What is needed =>
Copy all of the material word for word, except for the pictures.

Material =>
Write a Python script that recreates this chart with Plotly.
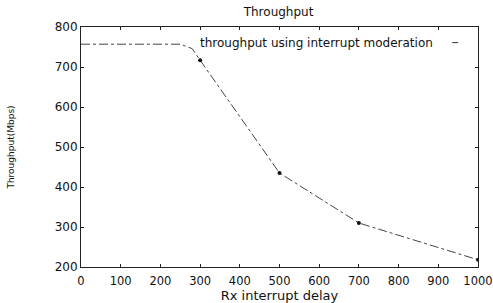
import plotly.graph_objects as go

delay = [0, 250, 280, 300, 500, 700, 1000]
throughput = [757, 757, 746, 717, 435, 310, 218]
marker_delay = [300, 500, 700, 1000]
marker_tp = [717, 435, 310, 218]
x_ticks = [0, 100, 200, 300, 400, 500, 600, 700, 800, 900, 1000]
y_ticks = [200, 300, 400, 500, 600, 700, 800]
series_name = "throughput using interrupt moderation"

fig = go.Figure()
fig.add_trace(go.Scatter(x=delay, y=throughput, mode="lines",
                         line=dict(color="#444", width=1, dash="dashdot"),
                         showlegend=False))
fig.add_trace(go.Scatter(x=marker_delay, y=marker_tp, mode="markers",
                         marker=dict(color="#111", size=4),
                         showlegend=False))

font = dict(family="DejaVu Sans, sans-serif", color="#111")
fig.update_layout(
    width=493, height=303,
    margin=dict(l=81, r=15, t=27, b=36),
    paper_bgcolor="white", plot_bgcolor="white",
    font=dict(size=12, **font),
    title=dict(text="Throughput", x=0.565, xanchor="center", y=0.96, yanchor="middle",
               font=dict(size=12, **font)),
    xaxis=dict(range=[0, 1000], tickvals=x_ticks, showgrid=False, zeroline=False,
               showline=True, linecolor="#222", linewidth=1, mirror="ticks",
               ticks="inside", ticklen=3, tickcolor="#222", tickfont=dict(size=11.5, **font),
               automargin=False, ticklabeloverflow="allow", ticklabelstandoff=3,
               title=dict(text="Rx interrupt delay", standoff=0, font=dict(size=13, **font))),
    yaxis=dict(range=[200, 800], tickvals=y_ticks, showgrid=False, zeroline=False,
               showline=True, linecolor="#222", linewidth=1, mirror="ticks",
               ticks="inside", ticklen=3, tickcolor="#222", tickfont=dict(size=12, **font),
               automargin=False, ticklabeloverflow="allow",
               title=dict(text="Throughput(Mbps)", standoff=38, font=dict(size=9, **font))),
)
fig.add_annotation(xref="paper", yref="paper", x=0.295, y=0.935, xanchor="left",
                   yanchor="middle", text=series_name, showarrow=False,
                   font=dict(size=12, **font))
fig.add_shape(type="line", xref="paper", yref="paper", x0=0.935, x1=0.95, y0=0.935, y1=0.935,
              line=dict(color="#333", width=1))
fig.write_html("out.html", config={"displayModeBar": False},
               post_script="document.body.style.margin='0';")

Reply to the exercise =>
Write a Python script that recreates this chart with Plotly.
import plotly.graph_objects as go

delay = [0, 250, 280, 300, 500, 700, 1000]
throughput = [757, 757, 746, 717, 435, 310, 218]
marker_delay = [300, 500, 700, 1000]
marker_tp = [717, 435, 310, 218]
x_ticks = [0, 100, 200, 300, 400, 500, 600, 700, 800, 900, 1000]
y_ticks = [200, 300, 400, 500, 600, 700, 800]
series_name = "throughput using interrupt moderation"

fig = go.Figure()
fig.add_trace(go.Scatter(x=delay, y=throughput, mode="lines",
                         line=dict(color="#444", width=1, dash="dashdot"),
                         showlegend=False))
fig.add_trace(go.Scatter(x=marker_delay, y=marker_tp, mode="markers",
                         marker=dict(color="#111", size=4),
                         showlegend=False))

font = dict(family="DejaVu Sans, sans-serif", color="#111")
fig.update_layout(
    width=493, height=303,
    margin=dict(l=81, r=15, t=27, b=36),
    paper_bgcolor="white", plot_bgcolor="white",
    font=dict(size=12, **font),
    title=dict(text="Throughput", x=0.565, xanchor="center", y=0.96, yanchor="middle",
               font=dict(size=12, **font)),
    xaxis=dict(range=[0, 1000], tickvals=x_ticks, showgrid=False, zeroline=False,
               showline=True, linecolor="#222", linewidth=1, mirror="ticks",
               ticks="inside", ticklen=3, tickcolor="#222", tickfont=dict(size=11.5, **font),
               automargin=False, ticklabeloverflow="allow", ticklabelstandoff=3,
               title=dict(text="Rx interrupt delay", standoff=0, font=dict(size=13, **font))),
    yaxis=dict(range=[200, 800], tickvals=y_ticks, showgrid=False, zeroline=False,
               showline=True, linecolor="#222", linewidth=1, mirror="ticks",
               ticks="inside", ticklen=3, tickcolor="#222", tickfont=dict(size=12, **font),
               automargin=False, ticklabeloverflow="allow",
               title=dict(text="Throughput(Mbps)", standoff=38, font=dict(size=9, **font))),
)
fig.add_annotation(xref="paper", yref="paper", x=0.295, y=0.935, xanchor="left",
                   yanchor="middle", text=series_name, showarrow=False,
                   font=dict(size=12, **font))
fig.add_shape(type="line", xref="paper", yref="paper", x0=0.935, x1=0.95, y0=0.935, y1=0.935,
              line=dict(color="#333", width=1))
fig.write_html("out.html", config={"displayModeBar": False},
               post_script="document.body.style.margin='0';")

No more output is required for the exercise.